Sqoop is a tool to transfer data between Hadoop and relational databases. It uses MapReduce to import and export the data, which provides parallel operation as well as fault tolerance.
Basic syntax to run Sqoop is :
sqoop tool-name [Generic-Args] [Tool-arguments]
- All Generic arguments should precede any tool arguments.
- All Generic Hadoop arguments are preceded by a single dash character (-), whereas tool-specific arguments start with two dashes(–), unless they are single-character arguments such as -P.
Example:
sqoop import --driver com.teradata.jdbc.TeraDriver \ --connect "jdbc:teradata://SERVER_IP_ADDRESS/DATABASE=ttmp" \ --username USERNAME \ --password PASSWORD \ --table TABLE_NAME \ --delete-target-dir \ --split-by transaction_id \ -m 8
- import : to import data from relational database.
- –driver : this is entry point of driver which is insalled in /usr/lib/sqoop/lib to connect to a specific relational database.

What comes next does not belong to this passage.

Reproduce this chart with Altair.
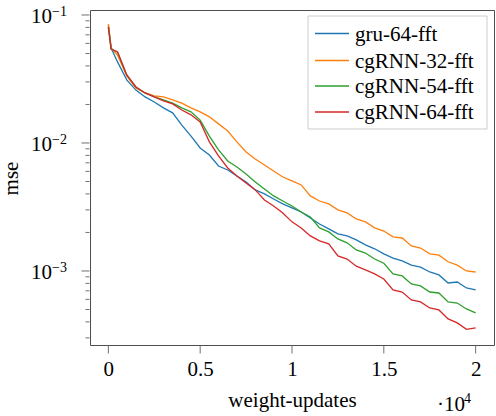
import altair as alt
import pandas as pd

# Training steps (weight updates) at which the loss was logged
updates = [0, 150] + [500 * k for k in range(1, 41)]

series_names = ["gru-64-fft", "cgRNN-32-fft", "cgRNN-54-fft", "cgRNN-64-fft"]
series_colors = ["#1f77b4", "#ff7f0e", "#2ca02c", "#d62728"]

gru_64 = [0.0835, 0.0552, 0.0430, 0.0311, 0.0259, 0.0229, 0.0209, 0.0188, 0.0172,
          0.0138, 0.0113, 0.00914, 0.00806, 0.00661, 0.00615, 0.00552, 0.00496,
          0.00430, 0.00400, 0.00365, 0.00334, 0.00311, 0.00289, 0.00259, 0.00233,
          0.00213, 0.00195, 0.00188, 0.00175, 0.00160, 0.00149, 0.00136, 0.00126,
          0.00120, 0.00111, 0.00107, 0.000982, 0.000931, 0.000806, 0.000820,
          0.000736, 0.000711]
cgrnn_32 = [0.0851, 0.0552, 0.0487, 0.0334, 0.0269, 0.0246, 0.0233, 0.0229, 0.0217,
            0.0205, 0.0188, 0.0175, 0.0160, 0.0141, 0.0124, 0.0102, 0.00851,
            0.00750, 0.00673, 0.00604, 0.00542, 0.00505, 0.00470, 0.00386, 0.00352,
            0.00334, 0.00300, 0.00284, 0.00255, 0.00242, 0.00217, 0.00205, 0.00185,
            0.00181, 0.00157, 0.00151, 0.00136, 0.00133, 0.00118, 0.00111, 0.00100,
            0.000982]
cgrnn_54 = [0.0806, 0.0542, 0.0514, 0.0340, 0.0274, 0.0246, 0.0229, 0.0217, 0.0205,
            0.0188, 0.0175, 0.0151, 0.0113, 0.00882, 0.00723, 0.00649, 0.00573,
            0.00496, 0.00437, 0.00386, 0.00352, 0.00322, 0.00289, 0.00264, 0.00217,
            0.00202, 0.00178, 0.00166, 0.00146, 0.00138, 0.00124, 0.00115, 0.000948,
            0.000914, 0.000792, 0.000764, 0.000685, 0.000673, 0.000573, 0.000562,
            0.000505, 0.000470]
cgrnn_64 = [0.0806, 0.0542, 0.0514, 0.0340, 0.0274, 0.0246, 0.0229, 0.0213, 0.0202,
            0.0181, 0.0166, 0.0146, 0.0102, 0.00792, 0.00638, 0.00552, 0.00487,
            0.00430, 0.00359, 0.00322, 0.00284, 0.00242, 0.00217, 0.00188, 0.00172,
            0.00163, 0.00131, 0.00124, 0.00109, 0.00102, 0.000948, 0.000866, 0.000711,
            0.000685, 0.000594, 0.000573, 0.000514, 0.000496, 0.000422, 0.000393,
            0.000350, 0.000359]

x_ticks = [0, 5000, 10000, 15000, 20000]
y_major = [1e-3, 1e-2, 1e-1]
y_major_exp = ["−3", "−2", "−1"]
y_minor = [m * d for d in (1e-4, 1e-3, 1e-2) for m in range(2, 10) if 2.6e-4 < m * d < 0.11]

FONT = "Liberation Serif"
TICK_COLOR = "#707070"
PLOT_H = 335

rows = []
for name, vals in zip(series_names, [gru_64, cgrnn_32, cgrnn_54, cgrnn_64]):
    for order, (u, v) in enumerate(zip(updates, vals)):
        rows.append({"series": name, "updates": u, "mse": v, "order": order})
df = pd.DataFrame(rows)

major_df = pd.DataFrame({"mse": y_major, "base": ["10"] * 3, "exp": y_major_exp})
minor_df = pd.DataFrame({"mse": y_minor})
xtick_df = pd.DataFrame({"updates": x_ticks})

x_scale = alt.Scale(domain=[-1000, 21000], nice=False, zero=False)
y_scale = alt.Scale(type="log", domain=[2.64e-4, 0.1094], nice=False)

lines = alt.Chart(df).mark_line(strokeWidth=1.3, clip=True).encode(
    x=alt.X(
        "updates:Q",
        scale=x_scale,
        axis=alt.Axis(
            values=x_ticks,
            labelExpr="format(datum.value / 10000, '~g')",
            title="weight-updates",
            titleY=61,
            titleBaseline="alphabetic",
            ticks=False,
            labelPadding=13,
            grid=False,
            domain=False,
        ),
    ),
    y=alt.Y(
        "mse:Q",
        scale=y_scale,
        axis=alt.Axis(
            values=y_major,
            labels=False,
            title="mse",
            titleX=-73,
            titleY=168,
            titleBaseline="alphabetic",
            ticks=False,
            grid=False,
            domain=False,
        ),
    ),
    color=alt.Color(
        "series:N",
        scale=alt.Scale(domain=series_names, range=series_colors),
        legend=None,
    ),
    order="order:Q",
)

# short tick strokes outside the frame
y_major_ticks = alt.Chart(major_df).mark_rule(
    color=TICK_COLOR, strokeWidth=1, opacity=1
).encode(y=alt.Y("mse:Q", scale=y_scale), x=alt.value(-8.5), x2=alt.value(-0.5))
y_minor_ticks = alt.Chart(minor_df).mark_rule(
    color=TICK_COLOR, strokeWidth=1, opacity=1
).encode(y=alt.Y("mse:Q", scale=y_scale), x=alt.value(-4.5), x2=alt.value(-0.5))
x_major_ticks = alt.Chart(xtick_df).mark_rule(
    color=TICK_COLOR, strokeWidth=1, opacity=1
).encode(x=alt.X("updates:Q", scale=x_scale), y=alt.value(PLOT_H + 0.5), y2=alt.value(PLOT_H + 8.5))

# y tick labels as 10 with a raised exponent
tick_base = alt.Chart(major_df).mark_text(
    font=FONT, fontSize=21, align="right", baseline="alphabetic", dy=8
).encode(y=alt.Y("mse:Q", scale=y_scale), x=alt.value(-38), text="base:N")
tick_exp = alt.Chart(major_df).mark_text(
    font=FONT, fontSize=14, align="left", baseline="alphabetic", dy=1
).encode(y=alt.Y("mse:Q", scale=y_scale), x=alt.value(-38), text="exp:N")

# multiplier written beneath the x axis
multiplier_base = alt.Chart(pd.DataFrame({"t": ["·10"]})).mark_text(
    font=FONT, fontSize=21, align="left", baseline="alphabetic"
).encode(text="t:N", x=alt.value(347), y=alt.value(401))
multiplier_exp = alt.Chart(pd.DataFrame({"t": ["4"]})).mark_text(
    font=FONT, fontSize=14, align="left", baseline="alphabetic"
).encode(text="t:N", x=alt.value(374), y=alt.value(393))

# legend box in the upper right corner
legend_box = alt.Chart(pd.DataFrame({"k": [0]})).mark_rect(
    fill="white", stroke="#cccccc", strokeWidth=1
).encode(x=alt.value(218), x2=alt.value(397), y=alt.value(6), y2=alt.value(119))

legend_rows = [23.5, 50.5, 76.0, 102.0]
legend_layers = []
for name, color, ry in zip(series_names, series_colors, legend_rows):
    entry = pd.DataFrame({"series": [name]})
    legend_layers.append(
        alt.Chart(entry).mark_rule(color=color, strokeWidth=1.5).encode(
            x=alt.value(225), x2=alt.value(259), y=alt.value(ry)
        )
    )
    legend_layers.append(
        alt.Chart(entry).mark_text(
            font=FONT, fontSize=21, align="left", baseline="middle", dy=1
        ).encode(text="series:N", x=alt.value(265), y=alt.value(ry))
    )

chart = (
    alt.layer(
        lines,
        tick_base,
        tick_exp,
        multiplier_base,
        multiplier_exp,
        legend_box,
        *legend_layers,
        y_major_ticks,
        y_minor_ticks,
        x_major_ticks,
    )
    .properties(
        width=404,
        height=PLOT_H,
        padding={"left": 90, "top": 10, "right": 2, "bottom": 71},
        autosize="none",
    )
    .configure_view(stroke="#4d4d4d", strokeWidth=1)
    .configure_axis(
        labelFont=FONT,
        titleFont=FONT,
        labelFontSize=21,
        titleFontSize=21,
        titleFontWeight="normal",
        labelColor="black",
        titleColor="black",
    )
)

chart.save("out.html", embed_options={"renderer": "svg", "actions": False})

- –connect : specify database url and database to which you want to connect
- –username : username using which you want to import data
- –password : specify password ( this is insecure way .. for secure way use -P )
- –table : specify table which you want to import
- –delete-target-dir : by default sqoop import data in HDFS under directory named with tablename. If this directory already exists then sqoop will fail. To import fresh data everytime this option has to be selected.
- –split-by : mention column name on which you want to split so that multiple mappers can work in parallel to import data.
- -m of –num-mappers : specify number of mappers you want to use.
This is very basic command to import data from a relational database into HDFS using Sqoop.